The girl's name was posted by an anti-abortion activist seeking to stop her from having a termination.
Following the online post, abortion opponents gathered outside the hospital where the girl was due to have the procedure.
The girl had become pregnant after being raped. Police arrested a man suspected of raping her on Wednesday.
The case has caused widespread anger in Brazil and a judge has ordered Google, Facebook and Twitter to remove the personal details of the 10-year-old from their sites.
Judge Samuel Miranda Gonçalves Soares ruled that the companies had 24 hours to remove the information or face a fine of 50,000 reais ($9,000; £6,900) a day.
Brazil has strict laws on abortion, but terminations are allowed in cases of rape, when the mother's life is at risk or when the foetus has the birth defect anencephaly - a rare condition that prevents part of the brain and skull from developing.
Even though the girl had been given legal permission to have her pregnancy terminated, anti-abortion activists tried to stop it from being carried out by holding a noisy protest outside the hospital.
They shouted at hospital staff, calling them "killers", and at one point tried to force their way into the building, but were dispersed by military police.
The girl was smuggled onto the hospital's premises in the boot of a car and entered the building by a side door, pro-choice activists said.

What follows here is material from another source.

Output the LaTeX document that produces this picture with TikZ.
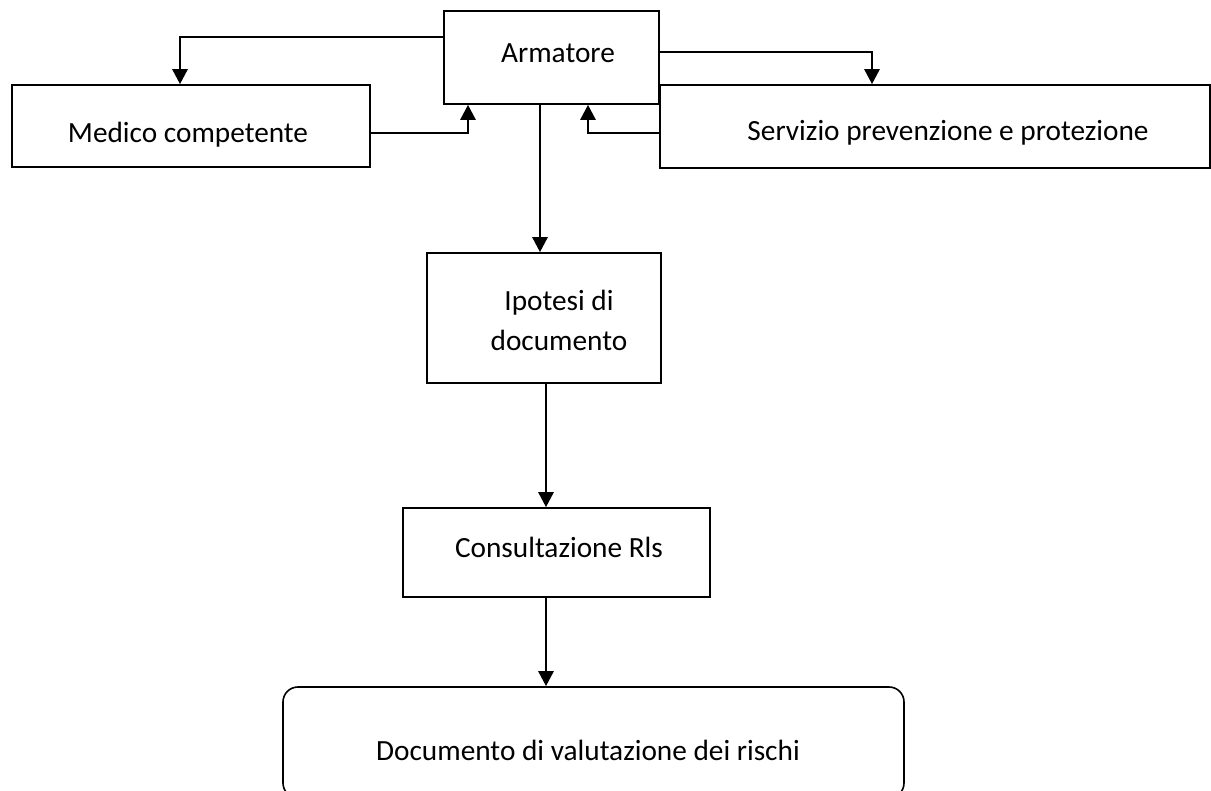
\documentclass[tikz,border=0pt]{standalone}
\usepackage{fontspec}
\setmainfont{Carlito}
\usetikzlibrary{arrows.meta,calc,positioning}
\tikzstyle{box}=[rectangle, draw=black, line width=1.6pt, inner sep=0pt]
\tikzstyle{txt}=[font=\fontsize{29.3}{40}\selectfont, align=center, inner sep=0pt]
\tikzstyle{conn}=[line width=2.6pt, -{Triangle[width=15pt,length=15pt]}]

\begin{document}
\begin{tikzpicture}[x=1pt, y=-1pt]
    \useasboundingbox (0,0) rectangle (1211,791);
    \clip (0,0) rectangle (1211,791);

    \node (Armatore) [box, minimum width=215pt, minimum height=93pt,
        label={[txt, xshift=6.5pt, yshift=4.5pt]center:Armatore}] at (551.5,57.5) {};

    \node (Medico) [box, minimum width=358pt, minimum height=82pt,
        label={[txt, xshift=-3pt, yshift=-9pt]center:Medico competente}] at (191,126) {};

    \node (Servizio) [box, minimum width=550pt, minimum height=83pt,
        label={[txt, xshift=13pt, yshift=-6.5pt]center:Servizio prevenzione e protezione}] at (935,126.5) {};

    \node (Ipotesi) [box, minimum width=234pt, minimum height=130pt,
        label={[txt, xshift=15pt, yshift=-2pt]center:Ipotesi di\\documento}] at (544,318) {};

    \node (Consultazione) [box, minimum width=307pt, minimum height=89pt,
        label={[txt, xshift=2.5pt, yshift=5.5pt]center:Consultazione Rls}] at (556.5,552.5) {};

    \node (Documento) [box, rounded corners=15pt, minimum width=621pt, minimum height=111pt,
        label={[txt, xshift=-5.5pt, yshift=-7.5pt]center:Documento di valutazione dei rischi}] at (593.5,742.5) {};

    % Armatore <-> Medico, Servizio
    \draw[conn] ([yshift=20.5pt]Armatore.west) -| ([xshift=-11pt]Medico.north);
    \draw[conn] ([yshift=-7pt]Medico.east) -| ([xshift=-83.5pt]Armatore.south);
    \draw[conn] ([yshift=5.5pt]Armatore.east) -| ([xshift=-63pt]Servizio.north);
    \draw[conn] ([yshift=-6.5pt]Servizio.west) -| ([xshift=36.5pt]Armatore.south);

    % flusso verso il documento
    \draw[conn] ([xshift=-11.5pt]Armatore.south) coordinate (a) -- (a |- Ipotesi.north);
    \draw[conn] ([xshift=2pt]Ipotesi.south) coordinate (b) -- (b |- Consultazione.north);
    \draw[conn] ([xshift=-10.5pt]Consultazione.south) coordinate (c) -- (c |- Documento.north);

\end{tikzpicture}
\end{document}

The BBC's South America correspondent Katy Watson says the girl's personal details appear to have been initially released by far-right activist Sara Giromini, better known under her alias of Sara Winter.

It is not yet clear whether Sara Giromini will face charges for making the name of the girl public, but legal experts have told BBC News Brasil that she could be charged with incitement to violence.
Ms Giromini is one of the leaders of the "Os 300 do Brasil" movement, an extreme right-wing armed group which supports President Jair Bolsonaro.
She was briefly detained in June for carrying out "anti-democratic actions" in Brasilia, where she led a torchlit march towards the Supreme Court.